LeBron James’ Lakers contract may have kept him from leveraging more at the deadline

For the first time in James’ 19-year career, he doesn’t have a player option this season. James is locked in for two years at a cool $85.6 million, but he doesn’t have the flexibility to threaten free agency later in the 2022. That changes things.

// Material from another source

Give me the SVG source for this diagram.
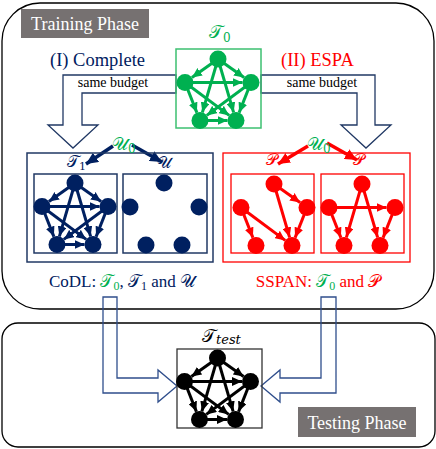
<svg xmlns="http://www.w3.org/2000/svg" width="436" height="449" viewBox="0 0 436 449">
<style>
text{font-family:"Liberation Serif","Times New Roman",serif}
.scr{font-family:"DejaVu Serif","DejaVu Sans","Noto Sans",serif}
.ge path{stroke:#00B050;stroke-width:3;fill:none;marker-end:url(#ag)}
.ne path{stroke:#002060;stroke-width:3;fill:none;marker-end:url(#an)}
.re path{stroke:#FF0000;stroke-width:3;fill:none;marker-end:url(#ar)}
.ke path{stroke:#000;stroke-width:3;fill:none;marker-end:url(#ak)}
.blk{fill:#fff;stroke:#203864;stroke-width:1.3}
.blk2{fill:none;stroke:#2F4E8C;stroke-width:1.3}
</style>
<defs>
<marker id="ag" markerUnits="userSpaceOnUse" markerWidth="10" markerHeight="9" refX="10" refY="4.5" orient="auto"><path d="M0,0L10,4.5L0,9z" fill="#00B050"/></marker>
<marker id="an" markerUnits="userSpaceOnUse" markerWidth="10" markerHeight="9" refX="10" refY="4.5" orient="auto"><path d="M0,0L10,4.5L0,9z" fill="#002060"/></marker>
<marker id="ar" markerUnits="userSpaceOnUse" markerWidth="10" markerHeight="9" refX="10" refY="4.5" orient="auto"><path d="M0,0L10,4.5L0,9z" fill="#FF0000"/></marker>
<marker id="ak" markerUnits="userSpaceOnUse" markerWidth="10" markerHeight="9" refX="10" refY="4.5" orient="auto"><path d="M0,0L10,4.5L0,9z" fill="#000"/></marker>
<marker id="an2" markerUnits="userSpaceOnUse" markerWidth="12" markerHeight="11" refX="12" refY="5.5" orient="auto"><path d="M0,0L12,5.5L0,11z" fill="#002060"/></marker>
<marker id="ar2" markerUnits="userSpaceOnUse" markerWidth="12" markerHeight="11" refX="12" refY="5.5" orient="auto"><path d="M0,0L12,5.5L0,11z" fill="#FF0000"/></marker>
</defs>

<!-- phase frames -->
<g id="training-phase">
<rect x="2" y="3" width="432" height="306" rx="38" fill="none" stroke="#000" stroke-width="1.3"/>
<rect x="21" y="9" width="128" height="29" fill="#767171"/>
<text x="85" y="30" font-size="18" fill="#fff" text-anchor="middle">Training Phase</text>
</g>
<g id="testing-phase">
<rect x="2" y="323" width="433" height="124" rx="16" fill="none" stroke="#000" stroke-width="1.3"/>
<rect x="298" y="407" width="118" height="30" fill="#767171"/>
<text x="357" y="429" font-size="18" fill="#fff" text-anchor="middle">Testing Phase</text>
</g>

<!-- connectors -->
<g id="connectors">
<path class="blk" d="M176,75L63,75L63,125L48,125L73,148L98,125L82,125L82,93L176,93Z"/>
<path class="blk" d="M261,75L375,75L375,125L391,125L366,148L341,125L357,125L357,93L261,93Z"/>
<path class="blk2" d="M103,297L117,297L117,378L158,378L158,370L177,386L158,402L158,393L103,393Z"/>
<path class="blk2" d="M336,297L321,297L321,378L280,378L280,370L261,386L280,402L280,393L336,393Z"/>
<line x1="113" y1="146" x2="86" y2="164" stroke="#002060" stroke-width="3.5" marker-end="url(#an2)"/>
<line x1="132" y1="145" x2="162" y2="162" stroke="#002060" stroke-width="3.5" marker-end="url(#an2)"/>
<line x1="308" y1="146" x2="278" y2="164" stroke="#FF0000" stroke-width="3.5" marker-end="url(#ar2)"/>
<line x1="327" y1="143" x2="357" y2="160" stroke="#FF0000" stroke-width="3.5" marker-end="url(#ar2)"/>
</g>
<text x="113" y="87" font-size="14" text-anchor="middle">same budget</text>
<text x="322" y="87" font-size="14" text-anchor="middle">same budget</text>
<text x="50" y="66" font-size="18.5" fill="#002060">(I) Complete</text>
<text x="281" y="66" font-size="18.5" fill="#FF0000">(II) ESPA</text>

<!-- T0 graph -->
<g id="T0">
<rect x="176" y="49" width="85" height="79" fill="none" stroke="#3CC070" stroke-width="1.5"/>
<text x="209" y="38" font-size="18" fill="#00B050" class="scr">𝒯<tspan font-size="12" dy="4">0</tspan></text>
<g transform="translate(218,59)">
<g class="ge">
<path d="M0,0L-26.08,18.57"/><path d="M0,0L26.08,18.57"/><path d="M-33,23.5L24.5,23.5"/><path d="M-33,23.5L-21.12,53.59"/><path d="M33,23.5L21.12,53.59"/><path d="M-18,61.5L9.5,61.5"/><path d="M0,0L-15.61,53.34"/><path d="M0,0L15.61,53.34"/><path d="M-33,23.5L11.18,56.42"/><path d="M33,23.5L-11.18,56.42"/>
</g>
<g fill="#00B050"><circle cx="0" cy="0" r="8.5"/><circle cx="-33" cy="23.5" r="8.5"/><circle cx="33" cy="23.5" r="8.5"/><circle cx="-18" cy="61.5" r="8.5"/><circle cx="18" cy="61.5" r="8.5"/></g>
</g>
</g>

<!-- CoDL panel -->
<g id="codl">
<rect x="27" y="153" width="186" height="109" fill="none" stroke="#203864" stroke-width="1.5"/>
<rect x="34" y="174" width="83" height="79" fill="none" stroke="#203864" stroke-width="1.5"/>
<rect x="123" y="174" width="84" height="79" fill="none" stroke="#203864" stroke-width="1.5"/>
<text x="112" y="150" font-size="18" fill="#00B050" class="scr">𝒰<tspan font-size="12" dy="3">0</tspan></text>
<text x="67" y="167" font-size="16" fill="#002060" class="scr">𝒯<tspan font-size="11" dy="3">1</tspan></text>
<text x="157" y="168" font-size="16" fill="#002060" class="scr">𝒰</text>
<g transform="translate(75,183)">
<g class="ne">
<path d="M0,0L-26.08,18.57"/><path d="M0,0L26.08,18.57"/><path d="M-33,23.5L24.5,23.5"/><path d="M-33,23.5L-21.12,53.59"/><path d="M33,23.5L21.12,53.59"/><path d="M-18,61.5L9.5,61.5"/><path d="M0,0L-15.61,53.34"/><path d="M0,0L15.61,53.34"/><path d="M-33,23.5L11.18,56.42"/><path d="M33,23.5L-11.18,56.42"/>
</g>
<g fill="#002060"><circle cx="0" cy="0" r="8.5"/><circle cx="-33" cy="23.5" r="8.5"/><circle cx="33" cy="23.5" r="8.5"/><circle cx="-18" cy="61.5" r="8.5"/><circle cx="18" cy="61.5" r="8.5"/></g>
</g>
<g transform="translate(164,183)" fill="#002060"><circle cx="0" cy="0" r="8.5"/><circle cx="-34" cy="24" r="8.5"/><circle cx="35" cy="24" r="8.5"/><circle cx="-18" cy="62" r="8.5"/><circle cx="18" cy="62" r="8.5"/></g>
<text x="122" y="287" font-size="17" fill="#002060" text-anchor="middle">CoDL: <tspan fill="#00B050" class="scr">𝒯</tspan><tspan fill="#00B050" font-size="12" dy="3">0</tspan><tspan dy="-3">, </tspan><tspan class="scr">𝒯</tspan><tspan font-size="12" dy="3">1</tspan><tspan dy="-3"> and </tspan><tspan class="scr">𝒰</tspan></text>
</g>

<!-- SSPAN panel -->
<g id="sspan">
<rect x="223" y="153" width="187" height="109" fill="none" stroke="#FF0000" stroke-width="1.3"/>
<rect x="231" y="174" width="83" height="79" fill="none" stroke="#FF0000" stroke-width="1.3"/>
<rect x="321" y="174" width="83" height="79" fill="none" stroke="#FF0000" stroke-width="1.3"/>
<text x="307" y="150" font-size="18" fill="#00B050" class="scr">𝒰<tspan font-size="12" dy="3">0</tspan></text>
<text x="266" y="165" font-size="16" fill="#FF0000" class="scr">𝒫</text>
<text x="353" y="165" font-size="16" fill="#FF0000" class="scr">𝒫</text>
<g transform="translate(274,184)">
<g class="re">
<path d="M0,0L26.08,18.57"/><path d="M0,0L15.61,53.34"/><path d="M-33,23.5L-21.12,53.59"/><path d="M-33,23.5L11.18,56.42"/><path d="M33,23.5L21.12,53.59"/>
</g>
<g fill="#FF0000"><circle cx="0" cy="0" r="8.5"/><circle cx="-33" cy="23.5" r="8.5"/><circle cx="33" cy="23.5" r="8.5"/><circle cx="-18" cy="61.5" r="8.5"/><circle cx="18" cy="61.5" r="8.5"/></g>
</g>
<g transform="translate(362,184)">
<g class="re">
<path d="M-33,23.5L24.5,23.5"/><path d="M-33,23.5L-21.12,53.59"/><path d="M33,23.5L21.12,53.59"/><path d="M0,0L-15.61,53.34"/><path d="M0,0L15.61,53.34"/>
</g>
<g fill="#FF0000"><circle cx="0" cy="0" r="8.5"/><circle cx="-33" cy="23.5" r="8.5"/><circle cx="33" cy="23.5" r="8.5"/><circle cx="-18" cy="61.5" r="8.5"/><circle cx="18" cy="61.5" r="8.5"/></g>
</g>
<text x="318" y="287" font-size="17" fill="#FF0000" text-anchor="middle">SSPAN: <tspan fill="#00B050" class="scr">𝒯</tspan><tspan fill="#00B050" font-size="12" dy="3">0</tspan><tspan dy="-3"> and </tspan><tspan class="scr">𝒫</tspan></text>
</g>

<!-- T_test graph -->
<g id="Ttest">
<rect x="177" y="349" width="85" height="79" fill="none" stroke="#333" stroke-width="1.3"/>
<text x="202" y="342" font-size="18" class="scr">𝒯<tspan font-size="13" dy="2" font-family="DejaVu Serif" font-style="italic">test</tspan></text>
<g transform="translate(217.5,358)">
<g class="ke">
<path d="M0,0L-26.08,18.57"/><path d="M0,0L26.08,18.57"/><path d="M-33,23.5L24.5,23.5"/><path d="M-33,23.5L-21.12,53.59"/><path d="M33,23.5L21.12,53.59"/><path d="M-18,61.5L9.5,61.5"/><path d="M0,0L-15.61,53.34"/><path d="M0,0L15.61,53.34"/><path d="M-33,23.5L11.18,56.42"/><path d="M33,23.5L-11.18,56.42"/>
</g>
<g fill="#000"><circle cx="0" cy="0" r="8.5"/><circle cx="-33" cy="23.5" r="8.5"/><circle cx="33" cy="23.5" r="8.5"/><circle cx="-18" cy="61.5" r="8.5"/><circle cx="18" cy="61.5" r="8.5"/></g>
</g>
</g>
</svg>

“Maybe the Lakers front office feels like trading draft picks or taking on extra money isn’t going to save this team,” said NBA analyst Brian Windhorst. “Maybe they think that they owe themselves playing with a healthy roster for a little while before they break things up. And maybe, for the first time since LeBron was on a rookie contract back in the early aughts, he doesn’t have a player option in it. He commanded the Lakers and, unlike when he was in Cleveland when the Cavs always felt some pressure looming over their heads and felt like they had to acquiesce to him at the deadline, the Lakers didn’t feel that way.”

LeBron has long been criticized for chasing rings and bending teams at his will, but the strategy of keeping an escape hatch open has always worked for him. Without it, the Lakers acted in their best interest — which could mean saving up for a rebuild once LeBron is gone.